Solve Quadratic Equation Q1: x^2+4x-5=0

[Danatron]

Question 1

(a) Solve the quadratic equation

x^2 + 4x -5 = 0

(b) Factorise its left hand side.

(c) Find interval(s) of x where the left hand side is positive


Q1
(a)
(x+-1) (x+5)
x= 1 x=-5
is that solving the equation?

(b)
didnt i already factorise the left hand side of the equation when i solved for in (a)?
(x+-1)?

(c)
not sure on this one

 

[Jilang]

Hi there, you have solved the equation in a). Yes you did already factorise the equation, but perhaps the question assumed you might have solved it a different way (by the quadratic equation).
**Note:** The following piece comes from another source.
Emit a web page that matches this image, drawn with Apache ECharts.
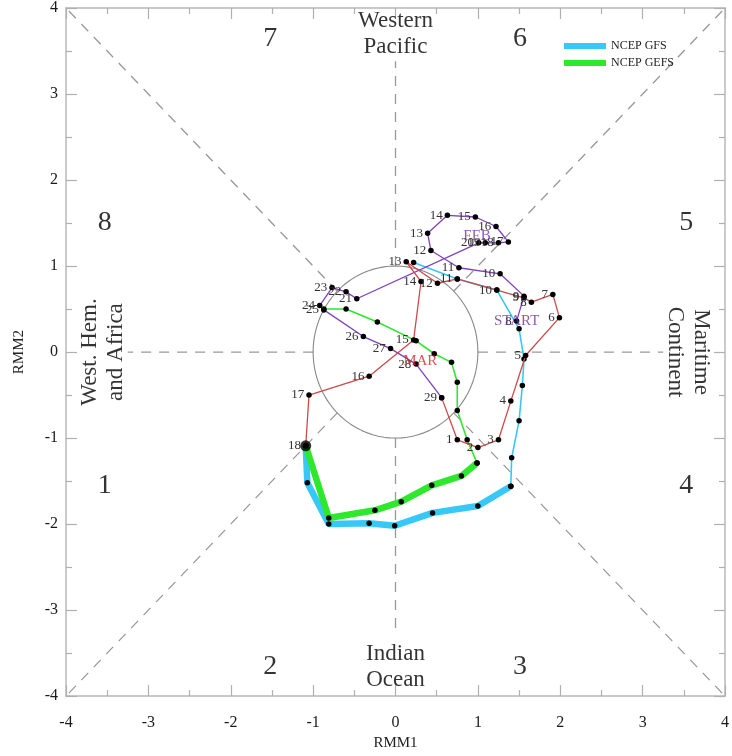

For part c you need to use the fact the two negative numbers multiplied together will give you a positive number etc.

 

[Ray Vickson]

Question 1

(a) Solve the quadratic equation

x^2 + 4x -5 = 0

(b) Factorise its left hand side.

(c) Find interval(s) of x where the left hand side is positive


Q1
(a)
(x+-1) (x+5)
x= 1 x=-5
is that solving the equation?

(b)
didnt i already factorise the left hand side of the equation when i solved for in (a)?
(x+-1)?

(c)
not sure on this one

Your notation x+-1 is meaningless, and should never be used. If x=1 is a root then one of the factors is x-1; if x = -1 is a root, one of the factors is x+1.

 

[Mentallic]

You should try graphing the quadratic

y=x^2+4x-5

You should know that the quadratic is convex (in the shape of a u) instead of concave (in the shape of an n) because the coefficient of x² (multiple of x²) is 1 and hence positive (if it were negative the quadratic would be concave).

You've also found that it crosses the x-axis at x=1 and x=-5 because this is where the quadratic =0 hence y=0 for those x values.

Putting these two ideas together, it's quite obvious what the domain is (values of x) for where the quadratic is positive.

 

[NascentOxygen]

Q1
(a)
(x+-1) (x+5)
x= 1 x=-5
is that solving the equation?

Yes, you have found the values of the unknowns which will make the right side equal to the left side.

(c)
not sure on this one

You are trying to determine your answer without sketching the graph? ✻shame✻

Always sketch the graph, so you can see what you are dealing with.

 

[mafagafo]

For c), besides sketching the graph you can analyse the sign of the terms individually.

(x-1)(x+5)

When is (x-1) positive? When is it negative?
Same to (x+5).

What must be the signs of (x-1) and (x+5) so that (x-1)(x+5) > 0?

 

[Danatron]

quadratic

ok so i have graphed the quadratic and circled in red all the positive values of x, how would i write this?

[PLAIN]http://i.imgur.com/WwvsteW.jpg?1[/PLAIN]

 

[SammyS]

ok so i have graphed the quadratic and circled in red all the positive values of x, how would i write this?

[PLAIN]http://i.imgur.com/WwvsteW.jpg?1[/PLAIN]

What you're asked for is:

All of the x values for which the y values are positive .

 

[Danatron]

so that would be everything before -5 and everything after 1 right?

 

[Matterwave]

so that would be everything before -5 and everything after 1 right?

Yes. So just turn that into a mathematical expression. What's "everything before -5" and "everything after 1" in mathematical terms?

 

[Danatron]

x < -5 & x > 1

 

[thelema418]

Question 1

(a) Solve the quadratic equation

x^2 + 4x -5 = 0

(b) Factorise its left hand side.

(c) Find interval(s) of x where the left hand side is positive


Q1
(a)
(x+-1) (x+5)
x= 1 x=-5
is that solving the equation?

(b)
didnt i already factorise the left hand side of the equation when i solved for in (a)?
(x+-1)?

(c)
not sure on this one

hmm. In part (a), "solve" does seem confusing in this problem. There are many other ways of solving. Sometimes textbooks want you to graph first. You could also use a rational root test, or something like that. Some books give problems with $ax^2 + bx + c = N$. The concept of "solving" is to graph this as two functions and find their intersection points. Of course, it seems like a lot more work than necessary.

There is a concern I have with what you wrote in part (a). The expression $(x + -1)(x+5)$ does not mean $x = 1$ or $x = -5$. You have to state $(x + -1)(x+5) = 0$ to find those solutions for $x$. I think you KNOW that you are doing this, you just didn't write it. If you did that on a test, a teacher might take points off.

This is also a big idea that connects with part (c). In part (a) you are using the zero property: Zero times a number is zero. In part (c) you are using the following concepts about multiplication of real numbers: "a positive times a positive is a positive"; "a negative times a negative is a positive"; etc. Again these positive & negative multiplication rules are for real numbers, not the imaginary numbers.